== Task to carry out ==
Give the listing again exactly, omitting its images.

== Data section ==
════
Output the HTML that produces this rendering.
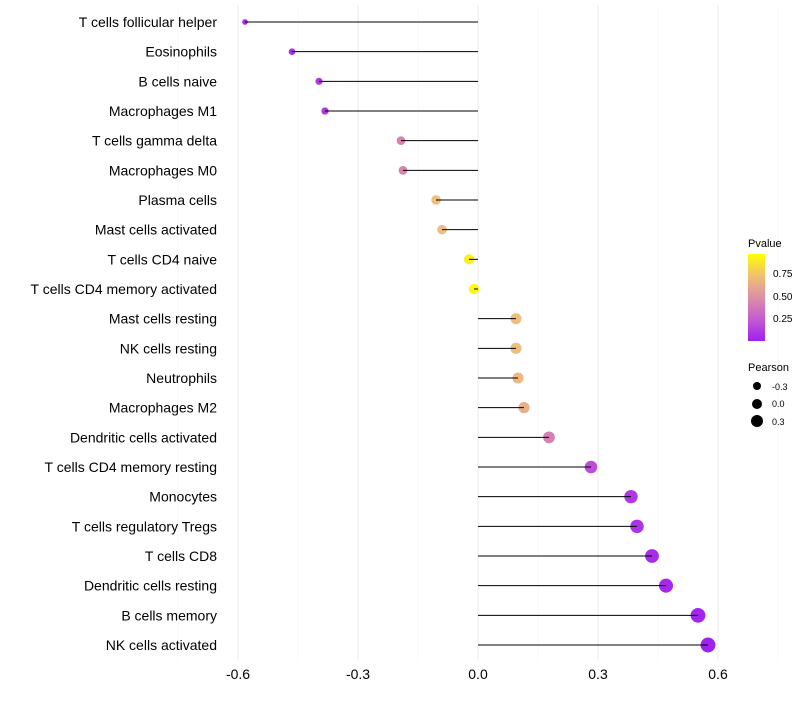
<!DOCTYPE html>
<html><head><meta charset="utf-8"><style>
body{margin:0;background:#fff;font-family:"Liberation Sans",sans-serif}
</style></head><body>
<svg id="chart" width="800" height="700" xmlns="http://www.w3.org/2000/svg">
<defs><linearGradient id="pg" x1="0" y1="1" x2="0" y2="0">
<stop offset="0" stop-color="#a020f0"/><stop offset="0.25" stop-color="#c45bd0"/><stop offset="0.5" stop-color="#dc8fa8"/><stop offset="0.75" stop-color="#f0c070"/><stop offset="1" stop-color="#ffff00"/></linearGradient></defs>
<g id="grid"></g>
<g id="marks"></g>
<g id="ylabels"></g>
<g id="xlabels"></g>
<g font-size="10">
<text x="748" y="247" font-size="11">Pvalue</text>
<rect x="748" y="254" width="17" height="87" fill="url(#pg)"/>
<text x="773" y="277">0.75</text><text x="773" y="300">0.50</text><text x="773" y="322">0.25</text>
</g>
<g font-size="9">
<text x="748" y="371" font-size="11">Pearson</text>
<circle cx="757" cy="386" r="4"/><text x="772" y="390">-0.3</text>
<circle cx="757" cy="404" r="5"/><text x="772" y="407">0.0</text>
<circle cx="757" cy="421" r="6"/><text x="772" y="425">0.3</text>
</g>
</svg>
<script>
const cells=["T cells follicular helper","Eosinophils","B cells naive","Macrophages M1","T cells gamma delta","Macrophages M0","Plasma cells","Mast cells activated","T cells CD4 naive","T cells CD4 memory activated","Mast cells resting","NK cells resting","Neutrophils","Macrophages M2","Dendritic cells activated","T cells CD4 memory resting","Monocytes","T cells regulatory  Tregs ","T cells CD8","Dendritic cells resting","B cells memory","NK cells activated"];
const pearson=[-0.5825,-0.465,-0.3975,-0.3825,-0.1925,-0.1875,-0.105,-0.09,-0.0225,-0.01,0.095,0.095,0.1,0.115,0.1775,0.2825,0.3825,0.3975,0.435,0.47,0.55,0.575];
const pvalue=[0.05,0.06,0.1,0.1,0.45,0.45,0.72,0.72,0.93,0.97,0.72,0.72,0.7,0.65,0.43,0.2,0.1,0.08,0.05,0.04,0.02,0.01];
const xticks=[-0.6,-0.3,0,0.3,0.6];
const xtickLabels=["-0.6","-0.3","0.0","0.3","0.6"];
const NS="http://www.w3.org/2000/svg";
const x=v=>478+v*400;
const y=i=>22+i*(623/21);
const rad=v=>Math.max(1.5,3.3+(v+0.465)*4.0);
function lerp(a,b,t){return a+(b-a)*t}
const stops=[[0,[160,32,240]],[0.25,[196,91,208]],[0.5,[220,143,168]],[0.75,[240,196,120]],[1,[255,255,0]]];
function col(p){for(let k=1;k<stops.length;k++){if(p<=stops[k][0]){const [a,ca]=stops[k-1],[b,cb]=stops[k];const t=(p-a)/(b-a);return `rgb(${ca.map((c,j)=>Math.round(lerp(c,cb[j],t))).join(',')})`}}return 'rgb(255,255,0)'}
function el(t,at,par){const e=document.createElementNS(NS,t);for(const k in at)e.setAttribute(k,at[k]);document.getElementById(par).appendChild(e);return e}
for(let v=-0.75;v<=0.76;v+=0.15){const major=Math.abs(Math.round(v/0.15))%2===0;
const g=el('line',{x1:x(v),x2:x(v),y1:5,y2:660,stroke:major?'#ebebeb':'#f4f4f4','stroke-width':major?1:0.6},'grid');

}
xticks.forEach((v,i)=>{const t=el('text',{x:x(v),y:679,'text-anchor':'middle','font-size':14},'xlabels');t.textContent=xtickLabels[i];

});
cells.forEach((c,i)=>{
const t=el('text',{x:217,y:y(i)+5,'text-anchor':'end','font-size':14},'ylabels');t.textContent=c;


const p=el('circle',{cx:x(pearson[i]),cy:y(i),r:rad(pearson[i]),fill:col(pvalue[i])},'marks');


const l=el('line',{x1:x(0),x2:x(pearson[i]),y1:y(i),y2:y(i),stroke:'#000','stroke-width':1},'marks');


});
</script>
</body></html>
════
== Expected answer ==
Output the HTML that produces this rendering.
<!DOCTYPE html>
<html><head><meta charset="utf-8"><style>
body{margin:0;background:#fff;font-family:"Liberation Sans",sans-serif}
</style></head><body>
<svg id="chart" width="800" height="700" xmlns="http://www.w3.org/2000/svg">
<defs><linearGradient id="pg" x1="0" y1="1" x2="0" y2="0">
<stop offset="0" stop-color="#a020f0"/><stop offset="0.25" stop-color="#c45bd0"/><stop offset="0.5" stop-color="#dc8fa8"/><stop offset="0.75" stop-color="#f0c070"/><stop offset="1" stop-color="#ffff00"/></linearGradient></defs>
<g id="grid"></g>
<g id="marks"></g>
<g id="ylabels"></g>
<g id="xlabels"></g>
<g font-size="10">
<text x="748" y="247" font-size="11">Pvalue</text>
<rect x="748" y="254" width="17" height="87" fill="url(#pg)"/>
<text x="773" y="277">0.75</text><text x="773" y="300">0.50</text><text x="773" y="322">0.25</text>
</g>
<g font-size="9">
<text x="748" y="371" font-size="11">Pearson</text>
<circle cx="757" cy="386" r="4"/><text x="772" y="390">-0.3</text>
<circle cx="757" cy="404" r="5"/><text x="772" y="407">0.0</text>
<circle cx="757" cy="421" r="6"/><text x="772" y="425">0.3</text>
</g>
</svg>
<script>
const cells=["T cells follicular helper","Eosinophils","B cells naive","Macrophages M1","T cells gamma delta","Macrophages M0","Plasma cells","Mast cells activated","T cells CD4 naive","T cells CD4 memory activated","Mast cells resting","NK cells resting","Neutrophils","Macrophages M2","Dendritic cells activated","T cells CD4 memory resting","Monocytes","T cells regulatory  Tregs ","T cells CD8","Dendritic cells resting","B cells memory","NK cells activated"];
const pearson=[-0.5825,-0.465,-0.3975,-0.3825,-0.1925,-0.1875,-0.105,-0.09,-0.0225,-0.01,0.095,0.095,0.1,0.115,0.1775,0.2825,0.3825,0.3975,0.435,0.47,0.55,0.575];
const pvalue=[0.05,0.06,0.1,0.1,0.45,0.45,0.72,0.72,0.93,0.97,0.72,0.72,0.7,0.65,0.43,0.2,0.1,0.08,0.05,0.04,0.02,0.01];
const xticks=[-0.6,-0.3,0,0.3,0.6];
const xtickLabels=["-0.6","-0.3","0.0","0.3","0.6"];
const NS="http://www.w3.org/2000/svg";
const x=v=>478+v*400;
const y=i=>22+i*(623/21);
const rad=v=>Math.max(1.5,3.3+(v+0.465)*4.0);
function lerp(a,b,t){return a+(b-a)*t}
const stops=[[0,[160,32,240]],[0.25,[196,91,208]],[0.5,[220,143,168]],[0.75,[240,196,120]],[1,[255,255,0]]];
function col(p){for(let k=1;k<stops.length;k++){if(p<=stops[k][0]){const [a,ca]=stops[k-1],[b,cb]=stops[k];const t=(p-a)/(b-a);return `rgb(${ca.map((c,j)=>Math.round(lerp(c,cb[j],t))).join(',')})`}}return 'rgb(255,255,0)'}
function el(t,at,par){const e=document.createElementNS(NS,t);for(const k in at)e.setAttribute(k,at[k]);document.getElementById(par).appendChild(e);return e}
for(let v=-0.75;v<=0.76;v+=0.15){const major=Math.abs(Math.round(v/0.15))%2===0;
const g=el('line',{x1:x(v),x2:x(v),y1:5,y2:660,stroke:major?'#ebebeb':'#f4f4f4','stroke-width':major?1:0.6},'grid');

}
xticks.forEach((v,i)=>{const t=el('text',{x:x(v),y:679,'text-anchor':'middle','font-size':14},'xlabels');t.textContent=xtickLabels[i];

});
cells.forEach((c,i)=>{
const t=el('text',{x:217,y:y(i)+5,'text-anchor':'end','font-size':14},'ylabels');t.textContent=c;


const p=el('circle',{cx:x(pearson[i]),cy:y(i),r:rad(pearson[i]),fill:col(pvalue[i])},'marks');


const l=el('line',{x1:x(0),x2:x(pearson[i]),y1:y(i),y2:y(i),stroke:'#000','stroke-width':1},'marks');


});
</script>
</body></html>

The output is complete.